» **Dataset extract**
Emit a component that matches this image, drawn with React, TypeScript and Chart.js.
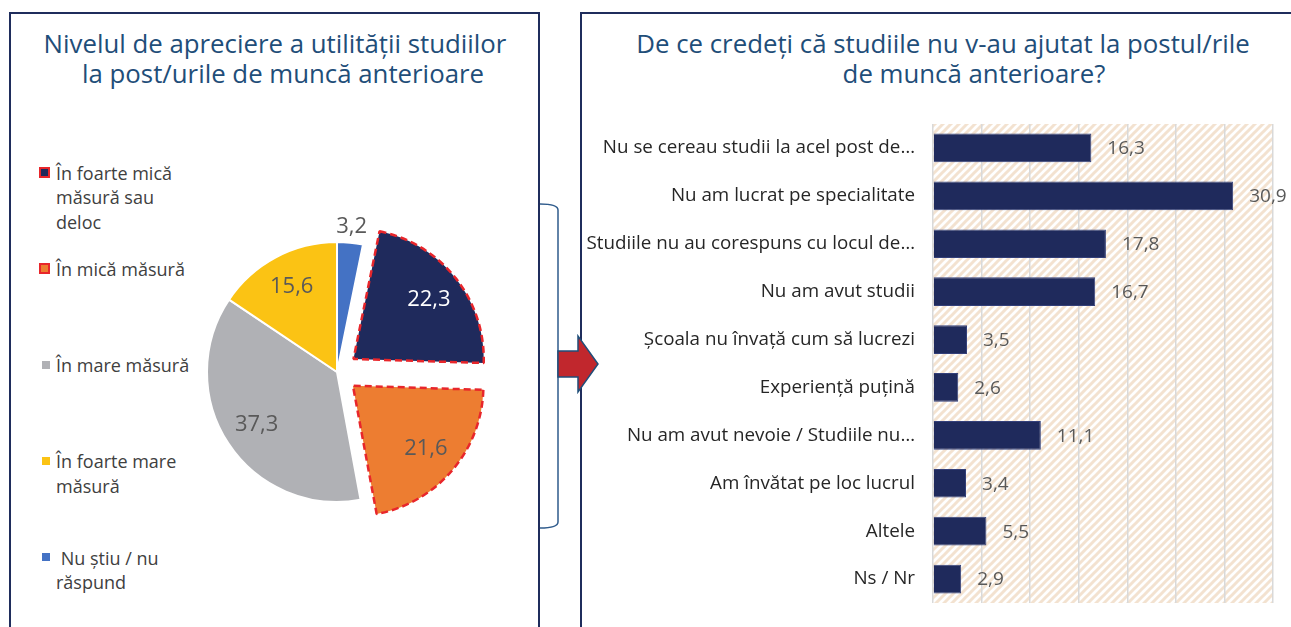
import React, { useEffect, useRef } from "react";
import { Chart, registerables } from "chart.js";

Chart.register(...registerables);

const FONT = "'Open Sans', Lato, sans-serif";
const TITLE_COLOR = "#1f4e79";
const LABEL_COLOR = "#595959";
const TEXT_COLOR = "#262626";
const FRAME_COLOR = "#1f2d5c";

const leftTitleLines = ["Nivelul de apreciere a utilității studiilor", "la post/urile de muncă anterioare"];
const rightTitleLines = ["De ce credeți că studiile nu v-au ajutat la postul/rile", "de muncă anterioare?"];

const pieCategories = [
  "În foarte mică măsură sau deloc",
  "În mică măsură",
  "În mare măsură",
  "În foarte mare măsură",
  "Nu știu / nu răspund",
];
const pieLegendLines = [
  ["În foarte mică", "măsură sau", "deloc"],
  ["În mică măsură"],
  ["În mare măsură"],
  ["În foarte mare", "măsură"],
  [" Nu știu / nu", "răspund"],
];
const pieValues = [22.3, 21.6, 37.3, 15.6, 3.2];
const pieColors = ["#1f2a5c", "#ed7d31", "#b0b1b5", "#fbc314", "#4472c4"];
const pieExploded = [true, true, false, false, false];
const pieLabelInside = [true, true, true, true, false];

const barCategories = [
  "Nu se cereau studii la acel post de…",
  "Nu am lucrat pe specialitate",
  "Studiile nu au corespuns cu locul de…",
  "Nu am avut studii",
  "Școala nu învață cum să lucrezi",
  "Experiență puțină",
  "Nu am avut nevoie / Studiile nu…",
  "Am învătat pe loc lucrul",
  "Altele",
  "Ns / Nr",
];
const barValues = [16.3, 30.9, 17.8, 16.7, 3.5, 2.6, 11.1, 3.4, 5.5, 2.9];
const barAxisMin = 0;
const barAxisMax = 35;
const barAxisStep = 5;

const fmt = (v: number) => v.toFixed(1).replace(".", ",");

function PieChart() {
  const ref = useRef<HTMLCanvasElement>(null);
  useEffect(() => {
    const total = pieValues.reduce((a, b) => a + b, 0);
    const labelPlugin = {
      id: "pieLabels",
      afterDatasetsDraw(chart: any) {
        const ctx = chart.ctx;
        const meta = chart.getDatasetMeta(0);
        ctx.save();
        ctx.font = `22px ${FONT}`;
        ctx.textAlign = "center";
        ctx.textBaseline = "middle";
        meta.data.forEach((arc: any, i: number) => {
          const p = arc.getProps(["x", "y", "startAngle", "endAngle", "outerRadius"], true);
          const mid = (p.startAngle + p.endAngle) / 2;
          const shift = (arc.options.offset || 0) / 4;
          const frac = pieLabelInside[i] ? 0.74 : 1.12;
          const r = p.outerRadius * frac + shift;
          ctx.fillStyle = i === 0 ? "#ffffff" : LABEL_COLOR;
          ctx.fillText(fmt(pieValues[i]), p.x + Math.cos(mid) * r, p.y + Math.sin(mid) * r);
        });
        ctx.restore();
      },
    };
    const chart = new Chart(ref.current as HTMLCanvasElement, {
      type: "pie",
      data: {
        labels: pieCategories,
        datasets: [
          {
            data: pieValues,
            backgroundColor: pieColors,
            borderColor: pieExploded.map((e) => (e ? "#e8262b" : "#ffffff")),
            borderWidth: pieExploded.map((e) => (e ? 2.5 : 2)),
            borderDash: (c: any) => (pieExploded[c.dataIndex] ? [7, 4] : []),
            offset: pieExploded.map((e) => (e ? 84 : 0)),
          } as any,
        ],
      },
      options: {
        responsive: false,
        animation: false,
        rotation: (360 * pieValues[pieValues.length - 1]) / total,
        radius: 130,
        layout: { padding: 0 },
        plugins: { legend: { display: false }, tooltip: { enabled: false } },
      } as any,
      plugins: [labelPlugin],
    });
    return () => chart.destroy();
  }, []);
  return (
    <canvas
      ref={ref}
      width={320}
      height={320}
      style={{ position: "absolute", left: 177, top: 212, width: 320, height: 320 }}
    />
  );
}

function BarChart() {
  const ref = useRef<HTMLCanvasElement>(null);
  useEffect(() => {
    const hatchPlugin = {
      id: "hatch",
      beforeDraw(chart: any) {
        const { ctx, chartArea } = chart;
        const tile = document.createElement("canvas");
        tile.width = 8;
        tile.height = 8;
        const t = tile.getContext("2d") as CanvasRenderingContext2D;
        t.fillStyle = "#ffffff";
        t.fillRect(0, 0, 8, 8);
        t.strokeStyle = "#f3e2d0";
        t.lineWidth = 3;
        t.beginPath();
        t.moveTo(-2, 10);
        t.lineTo(10, -2);
        t.moveTo(-2, 2);
        t.lineTo(2, -2);
        t.moveTo(6, 10);
        t.lineTo(10, 6);
        t.stroke();
        const pattern = ctx.createPattern(tile, "repeat");
        ctx.save();
        ctx.fillStyle = pattern;
        ctx.fillRect(chartArea.left, chartArea.top, chartArea.right - chartArea.left, chartArea.bottom - chartArea.top);
        ctx.restore();
      },
    };
    const valuePlugin = {
      id: "barValues",
      afterDatasetsDraw(chart: any) {
        const ctx = chart.ctx;
        const meta = chart.getDatasetMeta(0);
        ctx.save();
        ctx.font = `19px ${FONT}`;
        ctx.fillStyle = LABEL_COLOR;
        ctx.textAlign = "left";
        ctx.textBaseline = "middle";
        meta.data.forEach((bar: any, i: number) => {
          ctx.fillText(fmt(barValues[i]), bar.x + 16, bar.y + 1);
        });
        ctx.restore();
      },
    };
    const chart = new Chart(ref.current as HTMLCanvasElement, {
      type: "bar",
      data: {
        labels: barCategories,
        datasets: [
          {
            data: barValues,
            backgroundColor: "#1f2a5c",
            borderColor: "#34407a",
            borderWidth: 1,
            barPercentage: 0.6,
            categoryPercentage: 1,
          },
        ],
      },
      options: {
        indexAxis: "y",
        responsive: false,
        animation: false,
        layout: { padding: { top: 24, bottom: 24, right: 18, left: 0 } },
        plugins: { legend: { display: false }, tooltip: { enabled: false } },
        scales: {
          x: {
            min: barAxisMin,
            max: barAxisMax,
            ticks: { display: false, stepSize: barAxisStep },
            grid: { color: "#d9d9d9", lineWidth: 1.5, drawTicks: false },
            border: { display: false },
            afterFit(scale: any) {
              scale.height = 0;
              scale.paddingLeft = 0;
              scale.paddingRight = 0;
            },
          },
          y: {
            ticks: { font: { family: FONT, size: 18.8 }, color: TEXT_COLOR, padding: 18 },
            grid: { display: false, drawTicks: false },
            border: { display: false },
            afterFit(scale: any) {
              scale.width = 350;
              scale.paddingTop = 0;
              scale.paddingBottom = 0;
            },
          },
        },
      } as any,
      plugins: [hatchPlugin, valuePlugin],
    });
    return () => chart.destroy();
  }, []);
  return (
    <canvas
      ref={ref}
      width={708}
      height={527}
      style={{ position: "absolute", left: 583, top: 100, width: 708, height: 527 }}
    />
  );
}

function Legend() {
  const baseline = 19.2;
  return (
    <>
      {pieLegendLines.map((lines, i) => {
        const top = 160.8 + i * 96.2;
        const big = pieExploded[i];
        const size = big ? 11 : 8;
        return (
          <div key={i} style={{ position: "absolute", left: 0, top, width: 220 }}>
            <div
              style={{
                position: "absolute",
                left: big ? 39 : 42,
                top: baseline - 7.5 - size / 2,
                width: size,
                height: size,
                background: pieColors[i],
                border: big ? "2px dashed #e8262b" : "none",
                boxSizing: "border-box",
              }}
            />
            <div
              style={{
                position: "absolute",
                left: 56,
                top: 0,
                fontFamily: FONT,
                fontSize: 18,
                lineHeight: "24.5px",
                color: "#404040",
                whiteSpace: "pre",
              }}
            >
              {lines.map((l, j) => (
                <div key={j}>{l}</div>
              ))}
            </div>
          </div>
        );
      })}
    </>
  );
}

export default function App() {
  const titleStyle: React.CSSProperties = {
    position: "absolute",
    fontFamily: FONT,
    fontSize: 25.8,
    lineHeight: "30px",
    color: TITLE_COLOR,
    textAlign: "center",
    whiteSpace: "pre",
  };
  return (
    <div
      style={{
        position: "absolute",
        left: 0,
        top: 0,
        width: 1291,
        height: 627,
        overflow: "hidden",
        background: "#ffffff",
      }}
    >
      <div
        style={{
          position: "absolute",
          left: 9,
          top: 12,
          width: 531,
          height: 700,
          border: `2px solid ${FRAME_COLOR}`,
          boxSizing: "border-box",
        }}
      />
      <div
        style={{
          position: "absolute",
          left: 580,
          top: 12,
          width: 800,
          height: 700,
          border: `2px solid ${FRAME_COLOR}`,
          boxSizing: "border-box",
        }}
      />
      <div style={{ ...titleStyle, left: 10, top: 28.3, width: 530 }}>{leftTitleLines[0]}</div>
      <div style={{ ...titleStyle, left: 18, top: 58.3, width: 530 }}>{leftTitleLines[1]}</div>
      <div style={{ ...titleStyle, left: 581, top: 28.3, width: 724 }}>{rightTitleLines[0]}</div>
      <div style={{ ...titleStyle, left: 612, top: 58.3, width: 724 }}>{rightTitleLines[1]}</div>
      <Legend />
      <PieChart />
      <BarChart />
      <svg
        width={1291}
        height={627}
        style={{ position: "absolute", left: 0, top: 0, pointerEvents: "none" }}
      >
        <path
          d="M 540 204 Q 558 204 558 210 L 558 522 Q 558 528 540 528"
          fill="none"
          stroke="#2f5b8c"
          strokeWidth={1.5}
        />
        <polygon
          points="558,351 578,351 578,336 598,364 578,392 578,377 558,377"
          fill="#c1272d"
          stroke="#1f4e79"
          strokeWidth={1.5}
          strokeLinejoin="miter"
        />
      </svg>
    </div>
  );
}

» **Written problem**
From the first line above to the line containing "const pieLabelInside = [true, true, true, true, false];", repeat each line exactly. Pictures stay out.

» **Correct response**
Emit a component that matches this image, drawn with React, TypeScript and Chart.js.
import React, { useEffect, useRef } from "react";
import { Chart, registerables } from "chart.js";

Chart.register(...registerables);

const FONT = "'Open Sans', Lato, sans-serif";
const TITLE_COLOR = "#1f4e79";
const LABEL_COLOR = "#595959";
const TEXT_COLOR = "#262626";
const FRAME_COLOR = "#1f2d5c";

const leftTitleLines = ["Nivelul de apreciere a utilității studiilor", "la post/urile de muncă anterioare"];
const rightTitleLines = ["De ce credeți că studiile nu v-au ajutat la postul/rile", "de muncă anterioare?"];

const pieCategories = [
  "În foarte mică măsură sau deloc",
  "În mică măsură",
  "În mare măsură",
  "În foarte mare măsură",
  "Nu știu / nu răspund",
];
const pieLegendLines = [
  ["În foarte mică", "măsură sau", "deloc"],
  ["În mică măsură"],
  ["În mare măsură"],
  ["În foarte mare", "măsură"],
  [" Nu știu / nu", "răspund"],
];
const pieValues = [22.3, 21.6, 37.3, 15.6, 3.2];
const pieColors = ["#1f2a5c", "#ed7d31", "#b0b1b5", "#fbc314", "#4472c4"];
const pieExploded = [true, true, false, false, false];
const pieLabelInside = [true, true, true, true, false];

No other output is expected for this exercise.